Simplicity stands out as a guiding principle in a world inundated with stimuli. Research published in the Journal of Consumer Research reveals that consumers are more drawn to brands with simpler designs, as they reduce cognitive load. Take Google's homepage, for instance - its minimalist design not only facilitates ease of use but also exemplifies how simplicity can enhance user experience. Brands that embrace simplicity create a cognitive ease for their audience, fostering a deeper connection and engagement.

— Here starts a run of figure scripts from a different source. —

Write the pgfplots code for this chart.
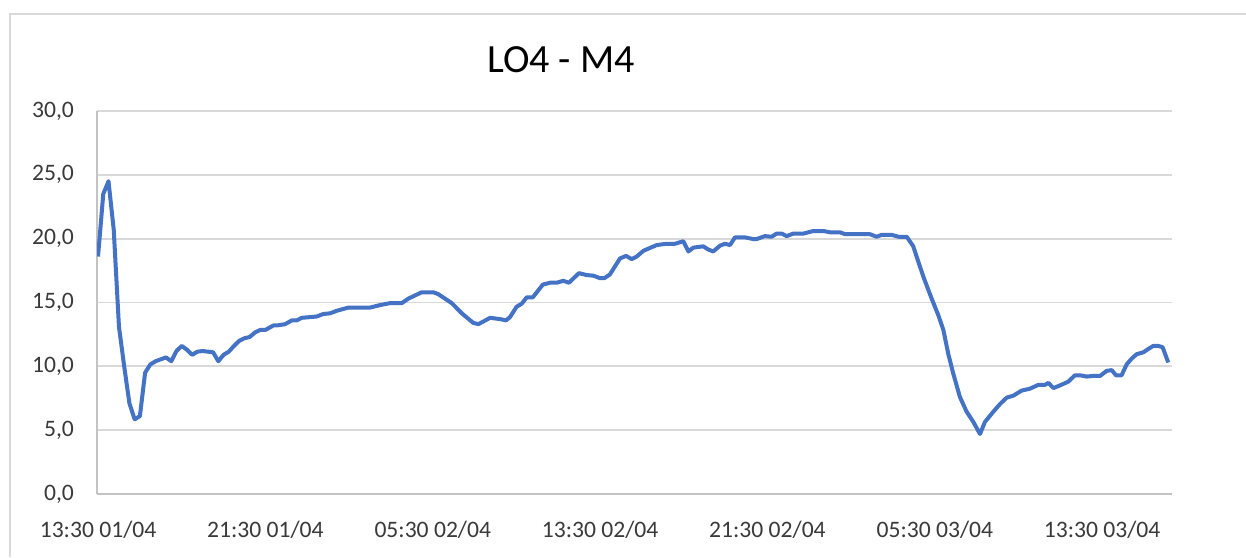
\documentclass[border=0pt]{standalone}
\usepackage{pgfplots}
\pgfplotsset{compat=1.18}
\usepackage{fontspec}
\setmainfont{Carlito}
\definecolor{serie}{HTML}{4472C4}
\definecolor{gridc}{HTML}{D9D9D9}
\definecolor{txt}{HTML}{3A3A3A}
\begin{document}
\begin{tikzpicture}
\useasboundingbox (0,0) rectangle (623pt,278.5pt);
\fill[white] (0,0) rectangle (623pt,278.5pt);
\draw[gridc, line width=0.75pt] (5pt,0) -- (5pt,271.5pt) -- (623pt,271.5pt);
\node[font=\fontsize{20}{24}\selectfont, text=black] at (280.5pt,248.5pt) {LO4 - M4};
\begin{axis}[
  at={(48.5pt,31.5pt)}, anchor=south west,
  scale only axis, width=537.5pt, height=191.5pt,
  xmin=-0.05, xmax=51.34, ymin=0, ymax=30,
  axis x line*=bottom, axis y line*=left,
  axis line style={draw=gridc!90!black, line width=1pt, -},
  ymajorgrids, grid style={draw=gridc, line width=0.9pt},
  major tick length=0pt,
  ytick={0,5,10,15,20,25,30},
  xtick={0,8,16,24,32,40,48},
  xticklabels={13:30 01/04,21:30 01/04,05:30 02/04,13:30 02/04,21:30 02/04,05:30 03/04,13:30 03/04},
  /pgf/number format/.cd, fixed, fixed zerofill, precision=1, use comma, assume math mode=true,
  /pgfplots/.cd,
  ticklabel style={font=\fontsize{11.8}{13}\selectfont, text=txt},
  yticklabel shift=8pt,
  xticklabel shift=10pt,
]
\addplot[serie, line width=2pt, line join=round, no marks] table {
x y
0 18.6
0.25 23.5
0.5 24.5
0.75 20.7
1.0 13.1
1.25 10.0
1.5 7.1
1.75 5.85
2.0 6.1
2.25 9.5
2.5 10.15
2.75 10.4
3.0 10.55
3.25 10.7
3.5 10.4
3.75 11.2
4.0 11.6
4.25 11.3
4.5 10.9
4.75 11.15
5.0 11.2
5.5 11.1
5.75 10.4
6.0 10.9
6.25 11.15
6.5 11.6
6.75 12.0
7.0 12.2
7.25 12.3
7.5 12.65
7.75 12.85
8.0 12.85
8.38 13.2
8.54 13.2
8.94 13.3
9.26 13.6
9.5 13.6
9.74 13.8
10.45 13.9
10.77 14.1
11.09 14.15
11.41 14.35
11.96 14.6
13.0 14.6
13.48 14.8
13.96 14.95
14.52 14.95
14.83 15.3
15.47 15.8
16.03 15.8
16.27 15.65
16.91 14.95
17.39 14.15
17.94 13.4
18.18 13.3
18.74 13.8
19.22 13.7
19.5 13.6
19.69 13.85
20.01 14.67
20.25 14.9
20.49 15.4
20.78 15.4
21.26 16.4
21.61 16.55
21.93 16.55
22.24 16.7
22.51 16.55
22.99 17.3
23.36 17.15
23.68 17.1
24.0 16.9
24.2 16.9
24.47 17.2
24.95 18.45
25.24 18.65
25.51 18.4
25.75 18.6
26.07 19.05
26.35 19.25
26.71 19.5
27.18 19.6
27.58 19.6
27.98 19.8
28.22 19.0
28.46 19.3
28.93 19.4
29.17 19.15
29.41 19.0
29.73 19.45
29.97 19.6
30.21 19.5
30.45 20.1
30.93 20.1
31.32 19.97
31.49 19.97
31.88 20.2
32.2 20.15
32.44 20.4
32.68 20.4
32.92 20.2
33.24 20.4
33.72 20.4
34.19 20.6
34.67 20.6
35.0 20.5
35.47 20.5
35.71 20.35
36.9 20.35
37.22 20.15
37.46 20.3
37.94 20.3
38.26 20.15
38.66 20.15
38.97 19.4
39.21 18.2
39.48 16.9
39.85 15.3
40.17 14.0
40.41 12.85
40.64 11.0
40.88 9.45
41.2 7.6
41.52 6.45
41.84 5.65
42.16 4.7
42.4 5.65
42.8 6.45
43.12 7.05
43.44 7.55
43.75 7.7
44.15 8.1
44.55 8.25
44.95 8.55
45.27 8.55
45.43 8.7
45.67 8.3
45.98 8.5
46.38 8.8
46.7 9.3
46.94 9.3
47.26 9.2
47.58 9.25
47.9 9.25
48.22 9.65
48.46 9.7
48.66 9.3
48.93 9.3
49.17 10.15
49.41 10.6
49.65 10.95
49.97 11.1
50.2 11.35
50.44 11.6
50.68 11.6
50.89 11.5
51.16 10.3
};
\end{axis}
\end{tikzpicture}
\end{document}
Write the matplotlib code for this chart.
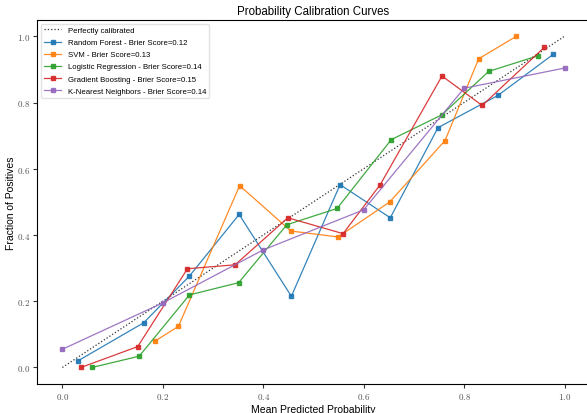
import matplotlib
matplotlib.use("Agg")
import matplotlib.pyplot as plt
from matplotlib.ticker import FuncFormatter

# fonts: sans text, computer modern tick labels
plt.rcParams["font.family"] = ["Liberation Sans", "DejaVu Sans"]
plt.rcParams["mathtext.fontset"] = "cm"

# calibration curve data (mean predicted probability, fraction of positives)
RF_X = [0.031, 0.162, 0.253, 0.352, 0.456, 0.553, 0.653, 0.748, 0.868, 0.977]
RF_Y = [0.020, 0.135, 0.276, 0.462, 0.215, 0.552, 0.452, 0.724, 0.822, 0.945]

SVM_X = [0.185, 0.231, 0.353, 0.455, 0.549, 0.652, 0.762, 0.829, 0.904]
SVM_Y = [0.080, 0.124, 0.549, 0.412, 0.394, 0.500, 0.685, 0.932, 1.000]

LR_X = [0.059, 0.153, 0.253, 0.351, 0.447, 0.547, 0.655, 0.756, 0.849, 0.947]
LR_Y = [0.000, 0.034, 0.219, 0.256, 0.431, 0.480, 0.688, 0.763, 0.894, 0.941]

GB_X = [0.037, 0.150, 0.249, 0.344, 0.449, 0.559, 0.633, 0.756, 0.836, 0.960]
GB_Y = [0.000, 0.063, 0.298, 0.310, 0.452, 0.404, 0.552, 0.880, 0.791, 0.967]

KNN_X = [0.0, 0.2, 0.4, 0.6, 0.8, 1.0]
KNN_Y = [0.055, 0.195, 0.355, 0.476, 0.843, 0.904]

MODELS = [
    ("Random Forest", 0.12, RF_X, RF_Y, "#1f77b4"),
    ("SVM", 0.13, SVM_X, SVM_Y, "#ff7f0e"),
    ("Logistic Regression", 0.14, LR_X, LR_Y, "#2ca02c"),
    ("Gradient Boosting", 0.15, GB_X, GB_Y, "#d62728"),
    ("K-Nearest Neighbors", 0.14, KNN_X, KNN_Y, "#9467bd"),
]

TICKS = [0.0, 0.2, 0.4, 0.6, 0.8, 1.0]


def main():
    fig = plt.figure(figsize=(5.87, 4.14), dpi=100)
    ax = fig.add_axes([0.0635, 0.0700, 0.941, 0.880])

    # diagonal reference
    ax.plot([0, 1], [0, 1], linestyle=":", color="#333333", linewidth=0.9,
            label="Perfectly calibrated")

    for name, score, xs, ys, color in MODELS:
        ax.plot(xs, ys, marker="s", markersize=3.2, linewidth=0.9, color=color,
                alpha=0.9, label=f"{name} - Brier Score={score:.2f}")

    ax.set_xlim(-0.05, 1.05)
    ax.set_ylim(-0.05, 1.05)
    ax.set_xticks(TICKS)
    ax.set_yticks(TICKS)
    fmt = FuncFormatter(lambda v, _: f"${v:.1f}$")
    ax.xaxis.set_major_formatter(fmt)
    ax.yaxis.set_major_formatter(fmt)
    ax.tick_params(labelsize=6.5, length=3, width=0.8, pad=2,
                   colors="#333333", labelcolor="#555555")

    ax.set_xlabel("Mean Predicted Probability", fontsize=7.5, labelpad=2)
    ax.set_ylabel("Fraction of Positives", fontsize=7.5, labelpad=1)
    ax.set_title("Probability Calibration Curves", fontsize=8.3, pad=4)

    ax.legend(loc="upper left", fontsize=5.6, frameon=True, framealpha=0.8,
              edgecolor="#dddddd", borderaxespad=0.5, handlelength=2.2,
              labelspacing=0.6)

    fig.savefig("out.png", dpi=100)


if __name__ == "__main__":
    main()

b. Typography & Readability

The choice of fonts and their arrangement are important visual content marketing tools that can significantly impact how information is consumed. The Nielsen Norman Group discovered that the optimal font size for online readability is 16 pixels. Beyond size, the typeface itself conveys a message—serif fonts like Times New Roman are often associated with tradition and reliability, while sans-serif fonts like Arial suggest modernity and simplicity.

c. Visual Hierarchy

Visual hierarchy guides the viewer's attention, ensuring that the most critical elements are noticed first. Eye-tracking studies show that people naturally follow an "F-pattern" when reading web content, focusing on the top and left of the page. Successful marketing visuals strategically employ visual hierarchy to utilise consumer psychology and highlight key messages, calls to action, and brand elements.

4. Imagery and Emotions

Humans are inherently visual beings, and imagery has the power to evoke emotions and create lasting impressions. Dove's "Real Beauty" campaign, featuring images of women with diverse body types, is a prime example of how imagery can challenge societal norms and resonate with audiences on a deep emotional level. A HubSpot article states that content with relevant images receives 94% more views than content without. Brands that effectively tap into the emotional impact of visuals can establish a strong connection with their audience, fostering loyalty and trust.

To Conclude

When it comes to visual marketing, certain principles remain timeless, and tapping into their potential helps brands navigate through competition and leave a lasting impression on their consumers. Further, brand consistency ensures that every visual element aligns with the brand's identity, fostering recognition and trust. Cross-cultural considerations acknowledge the diversity of global audiences is paramount, emphasising the importance of culturally sensitive visuals. Finally, storytelling through visuals adds a narrative layer, making brands more relatable and memorable. Therefore, in the world of visual marketing, it's important to pay special attention to each element and remember that behind every colour choice, design element, and captivating image lies a profound understanding of human psychology - a language that transcends words and speaks directly to the hearts and minds of consumers.